Path B is halfway between these two extremes, with labor productivity in the industrial and service sectors growing at half the rate of increase in sectoral output. The result is actually quite like Indonesian experience since 1970. The agricultural labor force continues to rise (to 69, from 50 at the beginning) but is clearly near its peak—ten more years of such growth would see the agricultural labor force in absolute decline. Labor productivity in agriculture increases by 1.4 percent per year over the entire period, somewhat less than the rate found by Fuglie (2004) for Indonesia from 1961 to 2000, the years of both rapid and slow growth in productivity.

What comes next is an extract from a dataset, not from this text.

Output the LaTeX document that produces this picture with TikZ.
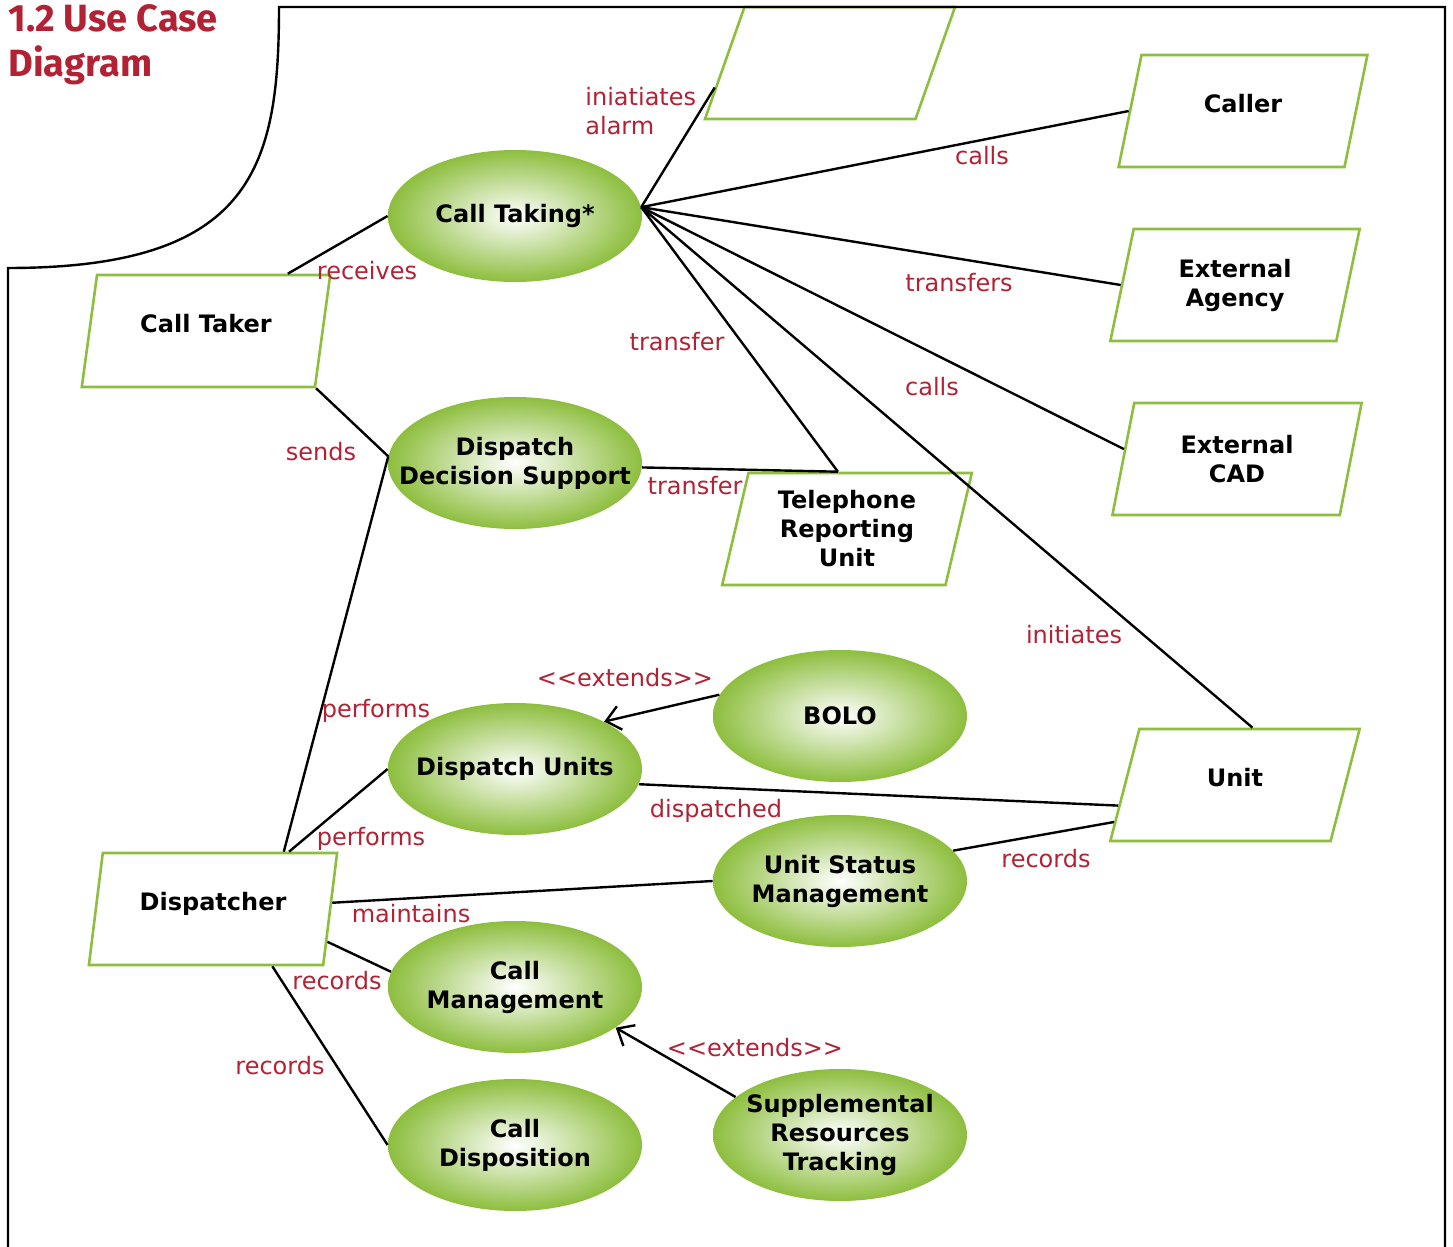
\documentclass[tikz,border=0pt]{standalone}
\usepackage{fontspec}
\setmainfont{DejaVu Sans}
\newfontfamily\titlefont{Fira Sans}
\usetikzlibrary{shapes.geometric,arrows.meta}
\definecolor{ucgreen}{RGB}{141,190,62}
\definecolor{ucred}{RGB}{178,34,52}
\tikzset{
  usecase/.style={ellipse,minimum width=127pt,minimum height=66pt,inner xsep=-15pt,inner ysep=0pt,
    inner color=white,outer color=ucgreen,align=center,
    font=\bfseries\fontsize{12}{14.5}\selectfont},
  actor/.style={trapezium,trapezium left angle=77,trapezium right angle=103,
    trapezium stretches=true,draw=ucgreen,line width=1.3pt,fill=white,
    minimum width=125pt,minimum height=56pt,inner sep=2pt,align=center,
    font=\bfseries\fontsize{12}{14.5}\selectfont},
  rel/.style={text=ucred,inner sep=1pt,font=\fontsize{12}{14.5}\selectfont},
  assoc/.style={line width=1.2pt},
  extends/.style={line width=1.2pt,-{Straight Barb[length=7pt,width=12pt]}}
}
\begin{document}
\begin{tikzpicture}[x=0.5pt,y=-0.5pt]
\useasboundingbox (0,0) rectangle (1453,1247);
\node[anchor=north west,inner sep=0pt,align=left,text=ucred,
  font=\titlefont\bfseries\fontsize{19}{22.5}\selectfont] (title) at (8,4) {1.2 Use Case\\Diagram};

\node[usecase] (ctg) at (515,216) {Call Taking*};
\node[usecase] (dds) at (515,463) {Dispatch\\Decision Support};
\node[usecase] (du) at (515,769) {Dispatch Units};
\node[usecase] (bolo) at (840,716) {BOLO};
\node[usecase] (usm) at (840,881) {Unit Status\\Management};
\node[usecase] (cm) at (515,987) {Call\\Management};
\node[usecase] (cd) at (515,1145) {Call\\Disposition};
\node[usecase] (srt) at (840,1135) {Supplemental\\Resources\\Tracking};

\node[actor] (alarm) at (830,63) {};
\node[actor,text depth=8pt] (caller) at (1243,111) {Caller};
\node[actor] (agency) at (1235,285) {External\\Agency};
\node[actor] (cad) at (1237,459) {External\\CAD};
\node[actor] (tru) at (847,529) {Telephone\\Reporting\\Unit};
\node[actor,text depth=8pt] (ctk) at (206,331) {Call Taker};
\node[actor,text depth=8pt] (unit) at (1235,785) {Unit};
\node[actor,text depth=8pt] (disp) at (213,909) {Dispatcher};

\draw[assoc] (ctk.35) -- (ctg.west);
\draw[assoc] (ctk.bottom right corner) -- (dds.177);
\draw[assoc] (ctg.4) -- (alarm.192);
\draw[assoc] (ctg.4) -- (caller.west);
\draw[assoc] (ctg.4) -- (agency.west);
\draw[assoc] (ctg.4) -- (cad.175);
\draw[assoc] (ctg.4) -- (tru.99);
\draw[assoc] (ctg.4) -- (unit.73);
\draw[assoc] (dds.-2) -- (tru.99);
\draw[assoc] (disp.39) -- (dds.177);
\draw[assoc] (disp.37) -- (du.west);
\draw[assoc] (du.-7) -- (unit.190);
\draw[extends] (bolo.170) -- (du.28);
\draw[assoc] (usm.15) -- (unit.197);
\draw[assoc] (disp.3) -- (usm.west);
\draw[assoc] (disp.-16) -- (cm.173);
\draw[assoc] (disp.-44.5) -- (cd.west);
\draw[extends] (srt.160) -- (cm.-22);

\node[rel,align=left,anchor=west] (lalarm) at (583,111) {iniatiates\\alarm};
\node[rel] (lreceives) at (367,271) {receives};
\node[rel] (lsends) at (321,452) {sends};
\node[rel] (lcalls) at (982,156) {calls};
\node[rel] (ltransfers) at (959,283) {transfers};
\node[rel] (ltransfer) at (677,342) {transfer};
\node[rel] (lcallscad) at (932,387) {calls};
\node[rel] (ltransfertru) at (695,486) {transfer};
\node[rel] (linitiates) at (1074,635) {initiates};
\node[rel] (lextbolo) at (625,678) {<{}<extends>{}>};
\node[rel] (lperforms) at (376,711) {performs};
\node[rel] (ldispatched) at (716,811) {dispatched};
\node[rel] (lperformsdu) at (371,839) {performs};
\node[rel] (lrecordsunit) at (1046,859) {records};
\node[rel] (lmaintains) at (411,914) {maintains};
\node[rel] (lrecordscm) at (337,981) {records};
\node[rel] (lrecordscd) at (280,1066) {records};
\node[rel] (lextsrt) at (755,1048) {<{}<extends>{}>};

\draw[line width=1.2pt] (8,1247) -- (8,268) .. controls (252,268) and (279,168) .. (279,7)
  -- (1445,7) -- (1445,1247);
\end{tikzpicture}
\end{document}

But even this successful pattern of structural transformation leaves a serious problem for policymakers. As Table 1 also shows, income distribution deteriorates under this scenario, at least as measured by the ratio of labor productivity (wages) in the top quintile of laborers to the bottom quintile. From a starting ratio of 2.55, even Path B yields a ratio of 4.02. Of course, things could be worse. If output expansion in industry and services does not employ new workers (Path C), the ratio deteriorates to 7.27! Only a pure “Lewis-style” pattern of growth leads to an improvement in the distribution of labor income (Path A).

The point of this exercise is to emphasize the power, the inevitability, and the paradoxical nature of the structural transformation. Even a narrow focus on agricultural productivity per se must be set within this transformation. The crucial point is that the faster the structural

transformation, the faster is the decline in the share of agriculture in both the economy and the overall labor force. And the paradox is that, the faster the structural transformation, the faster that rural productivity—proxied by rural labor productivity—rises (as in scenario A). This is true even though the rate of growth of agricultural GDP is the same in all three scenarios.

Consequently, a broader focus on rural productivity and pathways out of rural poverty will inevitably incorporate the structural transformation as the basic framework for macro consistency and general equilibrium.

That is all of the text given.